● **WORK TO BE COMPLETED**
Write out the full listing exactly as given, minus the images.

● **RAW DATA**

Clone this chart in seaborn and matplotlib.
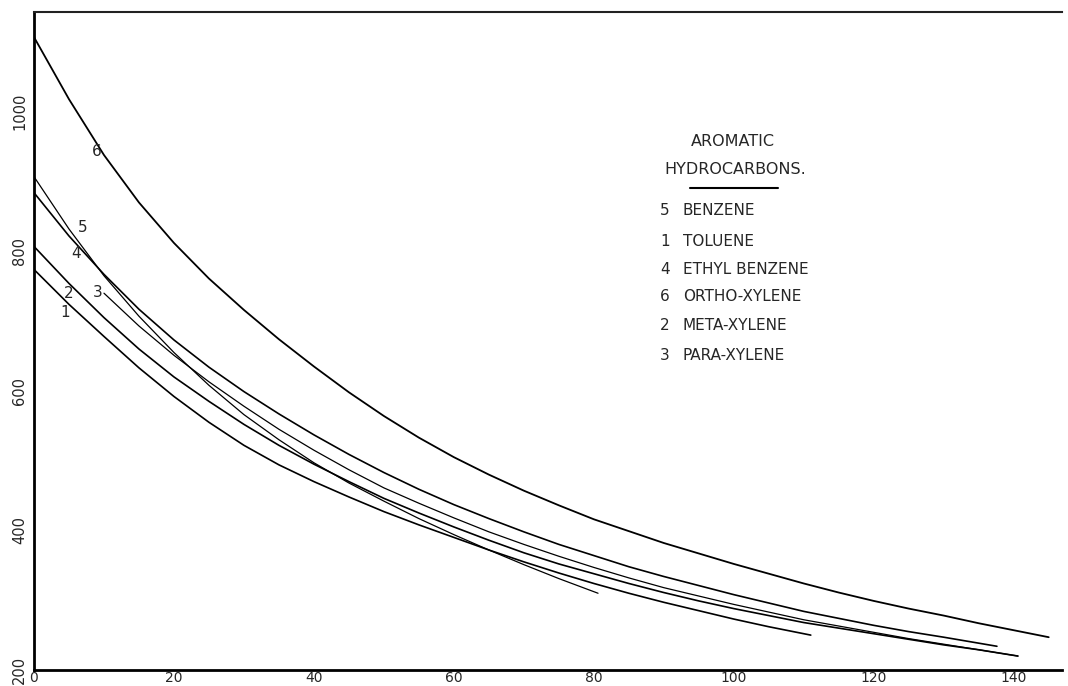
import pandas as pd
import matplotlib.pyplot as plt
import seaborn as sns

sns.set_style("white")
plt.rcParams["font.family"] = ["DejaVu Sans"]

# viscosity curves (temperature, value)
benzene_t = [0, 5, 10, 15, 20, 25, 30, 35, 40, 45, 50, 55, 60, 65, 70, 75, 80.6]
benzene_v = [907, 832, 765, 707, 655, 608, 566, 530, 497, 468, 442, 417, 394, 372, 351, 331, 310]

toluene_t = [0, 5, 10, 15, 20, 25, 30, 35, 40, 45, 50, 55, 60, 65, 70, 75, 80,
             85, 90, 95, 100, 105, 111]
toluene_v = [774, 724, 678, 633, 592, 555, 522, 494, 470, 448, 427, 408, 390, 372, 355, 339, 324,
             310, 297, 285, 273, 262, 250]

ethyl_t = [0, 5, 10, 15, 20, 25, 30, 35, 40, 45, 50, 55, 60, 65, 70, 75, 80,
           85, 90, 95, 100, 105, 110, 115, 120, 125, 130, 137.6]
ethyl_v = [884, 822, 767, 717, 673, 634, 599, 567, 537, 509, 483, 459, 437, 417, 398, 380, 364,
           348, 334, 321, 308, 296, 284, 274, 264, 255, 247, 234]

ortho_t = [0, 5, 10, 15, 20, 25, 30, 35, 40, 45, 50, 55, 60, 65, 70, 75, 80,
           85, 90, 95, 100, 105, 110, 115, 120, 125, 130, 135, 140, 145]
ortho_v = [1107, 1018, 938, 870, 812, 761, 716, 674, 635, 598, 564, 533, 505, 480, 457, 436, 416,
           399, 382, 367, 352, 338, 324, 311, 299, 288, 278, 267, 257, 247]

meta_t = [0, 5, 10, 15, 20, 25, 30, 35, 40, 45, 50, 55, 60, 65, 70, 75, 80,
          85, 90, 95, 100, 105, 110, 115, 120, 125, 130, 135, 140.6]
meta_v = [807, 754, 705, 660, 620, 585, 552, 522, 495, 470, 446, 425, 405, 386, 368, 352, 338,
          324, 311, 299, 288, 278, 268, 260, 252, 244, 236, 229, 220]

para_t = [10, 15, 20, 25, 30, 35, 40, 45, 50, 55, 60, 65, 70, 75, 80,
          85, 90, 95, 100, 105, 110, 115, 120, 125, 130, 135, 140.6]
para_v = [740, 693, 651, 613, 578, 545, 515, 487, 461, 439, 418, 398, 380, 363, 347,
          332, 318, 306, 294, 283, 272, 263, 254, 245, 237, 229, 220]

curve_ids = ["5", "1", "4", "6", "2", "3"]
names = ["BENZENE", "TOLUENE", "ETHYL BENZENE", "ORTHO-XYLENE", "META-XYLENE", "PARA-XYLENE"]
temps = [benzene_t, toluene_t, ethyl_t, ortho_t, meta_t, para_t]
values = [benzene_v, toluene_v, ethyl_v, ortho_v, meta_v, para_v]
widths = [0.9, 1.2, 1.2, 1.3, 1.2, 0.9]

# where the little numbers sit next to the curves
label_pos = {"6": (9.0, 943), "5": (6.9, 834), "4": (6.0, 797),
             "2": (5.0, 739), "3": (9.1, 741), "1": (4.4, 713)}

rows = []
for cid, ts, vs in zip(curve_ids, temps, values):
    for t, v in zip(ts, vs):
        rows.append({"curve": cid, "temp": t, "value": v})
df = pd.DataFrame(rows)

fig = plt.figure(figsize=(10.68, 6.86), dpi=100)
ax = fig.add_axes([34 / 1068, 16 / 686, 1028 / 1068, 658 / 686])

for cid, lw in zip(curve_ids, widths):
    sns.lineplot(data=df[df["curve"] == cid], x="temp", y="value",
                 estimator=None, sort=True, color="black",
                 linewidth=lw, legend=False, ax=ax)

ax.set_xlim(0, 146.9)
ax.set_ylim(200, 1143)
ax.set_xticks(range(0, 141, 20))
ax.set_yticks(range(200, 1001, 200))
ax.set_xlabel("")
ax.set_ylabel("")
ax.tick_params(axis="x", length=0, labelsize=10, pad=1)
ax.tick_params(axis="y", length=0, labelsize=10.5, pad=5)
for lab in ax.get_yticklabels():
    lab.set_rotation(90)
    lab.set_va("center")

for side in ["left", "bottom"]:
    ax.spines[side].set_linewidth(2)
    ax.spines[side].set_color("black")
ax.spines["top"].set_linewidth(1.5)
ax.spines["top"].set_color("#222222")
ax.spines["right"].set_visible(False)

for cid, (x, y) in label_pos.items():
    ax.text(x, y, cid, fontsize=11, ha="center", va="center")

# key
fig.text(733 / 1068, 1 - 142 / 686, "AROMATIC", fontsize=11.5, ha="center", va="center")
fig.text(735 / 1068, 1 - 170 / 686, "HYDROCARBONS.", fontsize=11.5, ha="center", va="center")
fig.add_artist(plt.Line2D([690 / 1068, 778 / 1068], [1 - 188 / 686] * 2,
                          color="black", linewidth=1.5))
key_y = [211, 241, 270, 297, 325, 355]
for cid, name, y in zip(curve_ids, names, key_y):
    fig.text(665 / 1068, 1 - y / 686, cid, fontsize=11, ha="center", va="center")
    fig.text(683 / 1068, 1 - y / 686, name, fontsize=11, ha="left", va="center")

fig.savefig("out.png", dpi=100)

● **WRITTEN SOLUTION**
Clone this chart in seaborn and matplotlib.
import pandas as pd
import matplotlib.pyplot as plt
import seaborn as sns

sns.set_style("white")
plt.rcParams["font.family"] = ["DejaVu Sans"]

# viscosity curves (temperature, value)
benzene_t = [0, 5, 10, 15, 20, 25, 30, 35, 40, 45, 50, 55, 60, 65, 70, 75, 80.6]
benzene_v = [907, 832, 765, 707, 655, 608, 566, 530, 497, 468, 442, 417, 394, 372, 351, 331, 310]

toluene_t = [0, 5, 10, 15, 20, 25, 30, 35, 40, 45, 50, 55, 60, 65, 70, 75, 80,
             85, 90, 95, 100, 105, 111]
toluene_v = [774, 724, 678, 633, 592, 555, 522, 494, 470, 448, 427, 408, 390, 372, 355, 339, 324,
             310, 297, 285, 273, 262, 250]

ethyl_t = [0, 5, 10, 15, 20, 25, 30, 35, 40, 45, 50, 55, 60, 65, 70, 75, 80,
           85, 90, 95, 100, 105, 110, 115, 120, 125, 130, 137.6]
ethyl_v = [884, 822, 767, 717, 673, 634, 599, 567, 537, 509, 483, 459, 437, 417, 398, 380, 364,
           348, 334, 321, 308, 296, 284, 274, 264, 255, 247, 234]

ortho_t = [0, 5, 10, 15, 20, 25, 30, 35, 40, 45, 50, 55, 60, 65, 70, 75, 80,
           85, 90, 95, 100, 105, 110, 115, 120, 125, 130, 135, 140, 145]
ortho_v = [1107, 1018, 938, 870, 812, 761, 716, 674, 635, 598, 564, 533, 505, 480, 457, 436, 416,
           399, 382, 367, 352, 338, 324, 311, 299, 288, 278, 267, 257, 247]

meta_t = [0, 5, 10, 15, 20, 25, 30, 35, 40, 45, 50, 55, 60, 65, 70, 75, 80,
          85, 90, 95, 100, 105, 110, 115, 120, 125, 130, 135, 140.6]
meta_v = [807, 754, 705, 660, 620, 585, 552, 522, 495, 470, 446, 425, 405, 386, 368, 352, 338,
          324, 311, 299, 288, 278, 268, 260, 252, 244, 236, 229, 220]

para_t = [10, 15, 20, 25, 30, 35, 40, 45, 50, 55, 60, 65, 70, 75, 80,
          85, 90, 95, 100, 105, 110, 115, 120, 125, 130, 135, 140.6]
para_v = [740, 693, 651, 613, 578, 545, 515, 487, 461, 439, 418, 398, 380, 363, 347,
          332, 318, 306, 294, 283, 272, 263, 254, 245, 237, 229, 220]

curve_ids = ["5", "1", "4", "6", "2", "3"]
names = ["BENZENE", "TOLUENE", "ETHYL BENZENE", "ORTHO-XYLENE", "META-XYLENE", "PARA-XYLENE"]
temps = [benzene_t, toluene_t, ethyl_t, ortho_t, meta_t, para_t]
values = [benzene_v, toluene_v, ethyl_v, ortho_v, meta_v, para_v]
widths = [0.9, 1.2, 1.2, 1.3, 1.2, 0.9]

# where the little numbers sit next to the curves
label_pos = {"6": (9.0, 943), "5": (6.9, 834), "4": (6.0, 797),
             "2": (5.0, 739), "3": (9.1, 741), "1": (4.4, 713)}

rows = []
for cid, ts, vs in zip(curve_ids, temps, values):
    for t, v in zip(ts, vs):
        rows.append({"curve": cid, "temp": t, "value": v})
df = pd.DataFrame(rows)

fig = plt.figure(figsize=(10.68, 6.86), dpi=100)
ax = fig.add_axes([34 / 1068, 16 / 686, 1028 / 1068, 658 / 686])

for cid, lw in zip(curve_ids, widths):
    sns.lineplot(data=df[df["curve"] == cid], x="temp", y="value",
                 estimator=None, sort=True, color="black",
                 linewidth=lw, legend=False, ax=ax)

ax.set_xlim(0, 146.9)
ax.set_ylim(200, 1143)
ax.set_xticks(range(0, 141, 20))
ax.set_yticks(range(200, 1001, 200))
ax.set_xlabel("")
ax.set_ylabel("")
ax.tick_params(axis="x", length=0, labelsize=10, pad=1)
ax.tick_params(axis="y", length=0, labelsize=10.5, pad=5)
for lab in ax.get_yticklabels():
    lab.set_rotation(90)
    lab.set_va("center")

for side in ["left", "bottom"]:
    ax.spines[side].set_linewidth(2)
    ax.spines[side].set_color("black")
ax.spines["top"].set_linewidth(1.5)
ax.spines["top"].set_color("#222222")
ax.spines["right"].set_visible(False)

for cid, (x, y) in label_pos.items():
    ax.text(x, y, cid, fontsize=11, ha="center", va="center")

# key
fig.text(733 / 1068, 1 - 142 / 686, "AROMATIC", fontsize=11.5, ha="center", va="center")
fig.text(735 / 1068, 1 - 170 / 686, "HYDROCARBONS.", fontsize=11.5, ha="center", va="center")
fig.add_artist(plt.Line2D([690 / 1068, 778 / 1068], [1 - 188 / 686] * 2,
                          color="black", linewidth=1.5))
key_y = [211, 241, 270, 297, 325, 355]
for cid, name, y in zip(curve_ids, names, key_y):
    fig.text(665 / 1068, 1 - y / 686, cid, fontsize=11, ha="center", va="center")
    fig.text(683 / 1068, 1 - y / 686, name, fontsize=11, ha="left", va="center")

fig.savefig("out.png", dpi=100)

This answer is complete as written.